◆ PROBLEM STATEMENT
Quote all of the data exactly as given. Skip every picture it contains.

◆ DATA EXCERPT
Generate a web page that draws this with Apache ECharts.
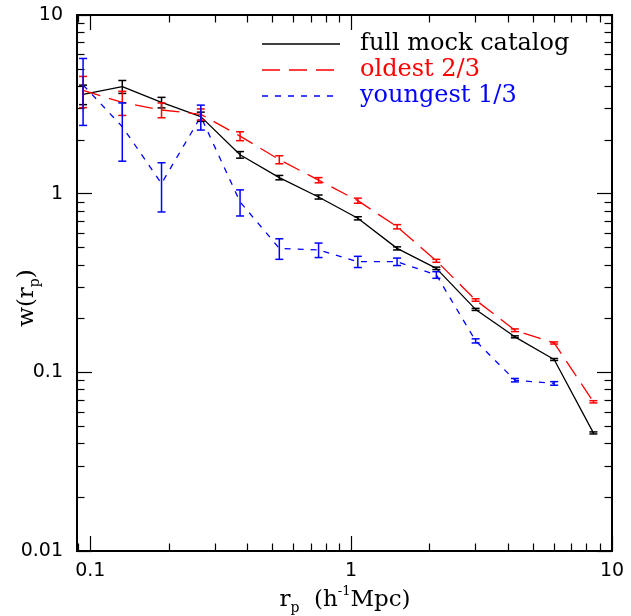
<!DOCTYPE html>
<html>
<head>
<meta charset="utf-8">
<script src="https://cdn.jsdelivr.net/npm/echarts@6/dist/echarts.min.js"></script>
<style>
  html, body { margin: 0; padding: 0; background: #fff; }
  #chart { width: 631px; height: 616px; }
</style>
</head>
<body>
<div id="chart"></div>
<script>
// projected separation bins (h^-1 Mpc)
const RP = [0.0938, 0.1326, 0.1875, 0.2652, 0.375, 0.5303, 0.75, 1.0607, 1.5, 2.1213, 3.0, 4.2426, 6.0, 8.4853];

// w(rp) for each sample, with 1-sigma errors
const FULL      = [3.60, 3.97, 3.24, 2.70, 1.65, 1.23, 0.958, 0.728, 0.494, 0.382, 0.225, 0.158, 0.118, 0.0458];
const FULL_ERR  = [0.45, 0.33, 0.22, 0.16, 0.07, 0.035, 0.025, 0.015, 0.010, 0.006, 0.003, 0.002, 0.0015, 0.0006];
const OLD       = [3.78, 3.24, 2.94, 2.78, 2.10, 1.55, 1.19, 0.914, 0.653, 0.421, 0.254, 0.172, 0.146, 0.0684];
const OLD_ERR   = [0.75, 0.50, 0.28, 0.20, 0.12, 0.08, 0.040, 0.030, 0.018, 0.008, 0.004, 0.003, 0.002, 0.001];
const YOUNG     = [4.06, 2.37, 1.14, 2.70, 0.90, 0.494, 0.484, 0.416, 0.416, 0.351, 0.150, 0.0904, 0.0867];
const YOUNG_ERR = [1.65, 0.85, 0.35, 0.43, 0.15, 0.065, 0.045, 0.030, 0.020, 0.015, 0.004, 0.002, 0.002];

// axis ticks
const X_RANGE = [0.0889, 10];
const Y_RANGE = [0.01, 10];
const X_MAJOR = [0.1, 1, 10];
const X_MINOR = [0.09, 0.2, 0.3, 0.4, 0.5, 0.6, 0.7, 0.8, 0.9, 2, 3, 4, 5, 6, 7, 8, 9];
const Y_MAJOR = [0.01, 0.1, 1, 10];
const Y_MINOR = [0.02, 0.03, 0.04, 0.05, 0.06, 0.07, 0.08, 0.09,
                 0.2, 0.3, 0.4, 0.5, 0.6, 0.7, 0.8, 0.9, 2, 3, 4, 5, 6, 7, 8, 9];

const lg = Math.log10;
const fmt = (v) => String(parseFloat(Math.pow(10, v).toPrecision(2)));

const SERIF = "DejaVu Serif";
const SANS = "DejaVu Sans";

function axisCfg(kind, pos, ticks, len, labels) {
  const range = kind === "x" ? X_RANGE : Y_RANGE;
  return {
    type: "value", position: pos, min: lg(range[0]), max: lg(range[1]),
    axisLine: { show: true, onZero: false, lineStyle: { color: "#000", width: 2 } },
    axisTick: { show: true, inside: true, length: len, customValues: ticks.map(lg),
                lineStyle: { color: "#000", width: 1.2 } },
    axisLabel: { show: labels, customValues: ticks.map(lg), formatter: fmt,
                 margin: kind === "x" ? 11 : 14, color: "#000", fontFamily: SANS, fontSize: 19 },
    splitLine: { show: false }
  };
}

function lineSeries(vals, color, dash) {
  return {
    type: "line", symbol: "none", silent: true, z: 2,
    data: vals.map((v, i) => [lg(RP[i]), lg(v)]),
    lineStyle: { color, width: 1.3, type: dash }
  };
}

function errSeries(vals, errs, color) {
  return {
    type: "custom", silent: true, z: 3,
    encode: { x: 0, y: [1, 2] },
    data: vals.map((v, i) => [lg(RP[i]), lg(v - errs[i]), lg(v + errs[i])]),
    renderItem: (params, api) => {
      const lo = api.coord([api.value(0), api.value(1)]);
      const hi = api.coord([api.value(0), api.value(2)]);
      const w = 4;
      const st = { stroke: color, lineWidth: 1.5 };
      return { type: "group", children: [
        { type: "line", shape: { x1: lo[0], y1: lo[1], x2: hi[0], y2: hi[1] }, style: st },
        { type: "line", shape: { x1: lo[0] - w, y1: lo[1], x2: lo[0] + w, y2: lo[1] }, style: st },
        { type: "line", shape: { x1: hi[0] - w, y1: hi[1], x2: hi[0] + w, y2: hi[1] }, style: st }
      ]};
    }
  };
}

const titleRich = {
  m: { fontSize: 23, fontFamily: SERIF, lineHeight: 30, fill: "#000" },
  s: { fontSize: 14, fontFamily: SERIF, lineHeight: 12, verticalAlign: "bottom", fill: "#000" },
  u: { fontSize: 13, fontFamily: SERIF, lineHeight: 12, verticalAlign: "top", fill: "#000" }
};

const LEGEND = [
  { name: "full mock catalog", color: "#000", dash: null, y: 44 },
  { name: "oldest 2/3", color: "#ff0000", dash: [18, 9], y: 70 },
  { name: "youngest 1/3", color: "#0000ff", dash: [6, 7], y: 96 }
];

const legendGraphics = [];
LEGEND.forEach((it) => {
  legendGraphics.push({ type: "line", shape: { x1: 262, y1: it.y, x2: 340, y2: it.y },
    style: { stroke: it.color, lineWidth: 1.3, lineDash: it.dash } });
  legendGraphics.push({ type: "text", x: 360, y: it.y,
    style: { text: it.name, fill: it.color, fontSize: 24, fontFamily: SERIF, verticalAlign: "middle" } });
});

const chart = echarts.init(document.getElementById("chart"), null, { renderer: "canvas" });
chart.setOption({
  animation: false,
  backgroundColor: "#fff",
  grid: { left: 77, right: 19, top: 15, bottom: 65, containLabel: false },
  xAxis: [
    axisCfg("x", "bottom", X_MAJOR, 15, true),
    axisCfg("x", "bottom", X_MINOR, 7.5, false),
    axisCfg("x", "top", X_MAJOR, 15, false),
    axisCfg("x", "top", X_MINOR, 7.5, false)
  ],
  yAxis: [
    axisCfg("y", "left", Y_MAJOR, 15, true),
    axisCfg("y", "left", Y_MINOR, 7.5, false),
    axisCfg("y", "right", Y_MAJOR, 15, false),
    axisCfg("y", "right", Y_MINOR, 7.5, false)
  ],
  series: [
    lineSeries(FULL, "#000", "solid"),
    lineSeries(OLD, "#ff0000", [18, 9]),
    lineSeries(YOUNG, "#0000ff", [6, 7]),
    errSeries(FULL, FULL_ERR, "#000"),
    errSeries(OLD, OLD_ERR, "#ff0000"),
    errSeries(YOUNG, YOUNG_ERR, "#0000ff")
  ],
  graphic: legendGraphics.concat([
    { type: "text", x: 345, y: 600,
      style: { text: "{m|r}{s|p}{m|  (h}{u|-1}{m|Mpc)}", rich: titleRich, align: "center", verticalAlign: "middle" } },
    { type: "text", x: 27, y: 298, rotation: Math.PI / 2,
      style: { text: "{m|w(r}{s|p}{m|)}", rich: titleRich, align: "center", verticalAlign: "middle" } }
  ])
});
</script>
</body>
</html>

◆ RESULT
Generate a web page that draws this with Apache ECharts.
<!DOCTYPE html>
<html>
<head>
<meta charset="utf-8">
<script src="https://cdn.jsdelivr.net/npm/echarts@6/dist/echarts.min.js"></script>
<style>
  html, body { margin: 0; padding: 0; background: #fff; }
  #chart { width: 631px; height: 616px; }
</style>
</head>
<body>
<div id="chart"></div>
<script>
// projected separation bins (h^-1 Mpc)
const RP = [0.0938, 0.1326, 0.1875, 0.2652, 0.375, 0.5303, 0.75, 1.0607, 1.5, 2.1213, 3.0, 4.2426, 6.0, 8.4853];

// w(rp) for each sample, with 1-sigma errors
const FULL      = [3.60, 3.97, 3.24, 2.70, 1.65, 1.23, 0.958, 0.728, 0.494, 0.382, 0.225, 0.158, 0.118, 0.0458];
const FULL_ERR  = [0.45, 0.33, 0.22, 0.16, 0.07, 0.035, 0.025, 0.015, 0.010, 0.006, 0.003, 0.002, 0.0015, 0.0006];
const OLD       = [3.78, 3.24, 2.94, 2.78, 2.10, 1.55, 1.19, 0.914, 0.653, 0.421, 0.254, 0.172, 0.146, 0.0684];
const OLD_ERR   = [0.75, 0.50, 0.28, 0.20, 0.12, 0.08, 0.040, 0.030, 0.018, 0.008, 0.004, 0.003, 0.002, 0.001];
const YOUNG     = [4.06, 2.37, 1.14, 2.70, 0.90, 0.494, 0.484, 0.416, 0.416, 0.351, 0.150, 0.0904, 0.0867];
const YOUNG_ERR = [1.65, 0.85, 0.35, 0.43, 0.15, 0.065, 0.045, 0.030, 0.020, 0.015, 0.004, 0.002, 0.002];

// axis ticks
const X_RANGE = [0.0889, 10];
const Y_RANGE = [0.01, 10];
const X_MAJOR = [0.1, 1, 10];
const X_MINOR = [0.09, 0.2, 0.3, 0.4, 0.5, 0.6, 0.7, 0.8, 0.9, 2, 3, 4, 5, 6, 7, 8, 9];
const Y_MAJOR = [0.01, 0.1, 1, 10];
const Y_MINOR = [0.02, 0.03, 0.04, 0.05, 0.06, 0.07, 0.08, 0.09,
                 0.2, 0.3, 0.4, 0.5, 0.6, 0.7, 0.8, 0.9, 2, 3, 4, 5, 6, 7, 8, 9];

const lg = Math.log10;
const fmt = (v) => String(parseFloat(Math.pow(10, v).toPrecision(2)));

const SERIF = "DejaVu Serif";
const SANS = "DejaVu Sans";

function axisCfg(kind, pos, ticks, len, labels) {
  const range = kind === "x" ? X_RANGE : Y_RANGE;
  return {
    type: "value", position: pos, min: lg(range[0]), max: lg(range[1]),
    axisLine: { show: true, onZero: false, lineStyle: { color: "#000", width: 2 } },
    axisTick: { show: true, inside: true, length: len, customValues: ticks.map(lg),
                lineStyle: { color: "#000", width: 1.2 } },
    axisLabel: { show: labels, customValues: ticks.map(lg), formatter: fmt,
                 margin: kind === "x" ? 11 : 14, color: "#000", fontFamily: SANS, fontSize: 19 },
    splitLine: { show: false }
  };
}

function lineSeries(vals, color, dash) {
  return {
    type: "line", symbol: "none", silent: true, z: 2,
    data: vals.map((v, i) => [lg(RP[i]), lg(v)]),
    lineStyle: { color, width: 1.3, type: dash }
  };
}

function errSeries(vals, errs, color) {
  return {
    type: "custom", silent: true, z: 3,
    encode: { x: 0, y: [1, 2] },
    data: vals.map((v, i) => [lg(RP[i]), lg(v - errs[i]), lg(v + errs[i])]),
    renderItem: (params, api) => {
      const lo = api.coord([api.value(0), api.value(1)]);
      const hi = api.coord([api.value(0), api.value(2)]);
      const w = 4;
      const st = { stroke: color, lineWidth: 1.5 };
      return { type: "group", children: [
        { type: "line", shape: { x1: lo[0], y1: lo[1], x2: hi[0], y2: hi[1] }, style: st },
        { type: "line", shape: { x1: lo[0] - w, y1: lo[1], x2: lo[0] + w, y2: lo[1] }, style: st },
        { type: "line", shape: { x1: hi[0] - w, y1: hi[1], x2: hi[0] + w, y2: hi[1] }, style: st }
      ]};
    }
  };
}

const titleRich = {
  m: { fontSize: 23, fontFamily: SERIF, lineHeight: 30, fill: "#000" },
  s: { fontSize: 14, fontFamily: SERIF, lineHeight: 12, verticalAlign: "bottom", fill: "#000" },
  u: { fontSize: 13, fontFamily: SERIF, lineHeight: 12, verticalAlign: "top", fill: "#000" }
};

const LEGEND = [
  { name: "full mock catalog", color: "#000", dash: null, y: 44 },
  { name: "oldest 2/3", color: "#ff0000", dash: [18, 9], y: 70 },
  { name: "youngest 1/3", color: "#0000ff", dash: [6, 7], y: 96 }
];

const legendGraphics = [];
LEGEND.forEach((it) => {
  legendGraphics.push({ type: "line", shape: { x1: 262, y1: it.y, x2: 340, y2: it.y },
    style: { stroke: it.color, lineWidth: 1.3, lineDash: it.dash } });
  legendGraphics.push({ type: "text", x: 360, y: it.y,
    style: { text: it.name, fill: it.color, fontSize: 24, fontFamily: SERIF, verticalAlign: "middle" } });
});

const chart = echarts.init(document.getElementById("chart"), null, { renderer: "canvas" });
chart.setOption({
  animation: false,
  backgroundColor: "#fff",
  grid: { left: 77, right: 19, top: 15, bottom: 65, containLabel: false },
  xAxis: [
    axisCfg("x", "bottom", X_MAJOR, 15, true),
    axisCfg("x", "bottom", X_MINOR, 7.5, false),
    axisCfg("x", "top", X_MAJOR, 15, false),
    axisCfg("x", "top", X_MINOR, 7.5, false)
  ],
  yAxis: [
    axisCfg("y", "left", Y_MAJOR, 15, true),
    axisCfg("y", "left", Y_MINOR, 7.5, false),
    axisCfg("y", "right", Y_MAJOR, 15, false),
    axisCfg("y", "right", Y_MINOR, 7.5, false)
  ],
  series: [
    lineSeries(FULL, "#000", "solid"),
    lineSeries(OLD, "#ff0000", [18, 9]),
    lineSeries(YOUNG, "#0000ff", [6, 7]),
    errSeries(FULL, FULL_ERR, "#000"),
    errSeries(OLD, OLD_ERR, "#ff0000"),
    errSeries(YOUNG, YOUNG_ERR, "#0000ff")
  ],
  graphic: legendGraphics.concat([
    { type: "text", x: 345, y: 600,
      style: { text: "{m|r}{s|p}{m|  (h}{u|-1}{m|Mpc)}", rich: titleRich, align: "center", verticalAlign: "middle" } },
    { type: "text", x: 27, y: 298, rotation: Math.PI / 2,
      style: { text: "{m|w(r}{s|p}{m|)}", rich: titleRich, align: "center", verticalAlign: "middle" } }
  ])
});
</script>
</body>
</html>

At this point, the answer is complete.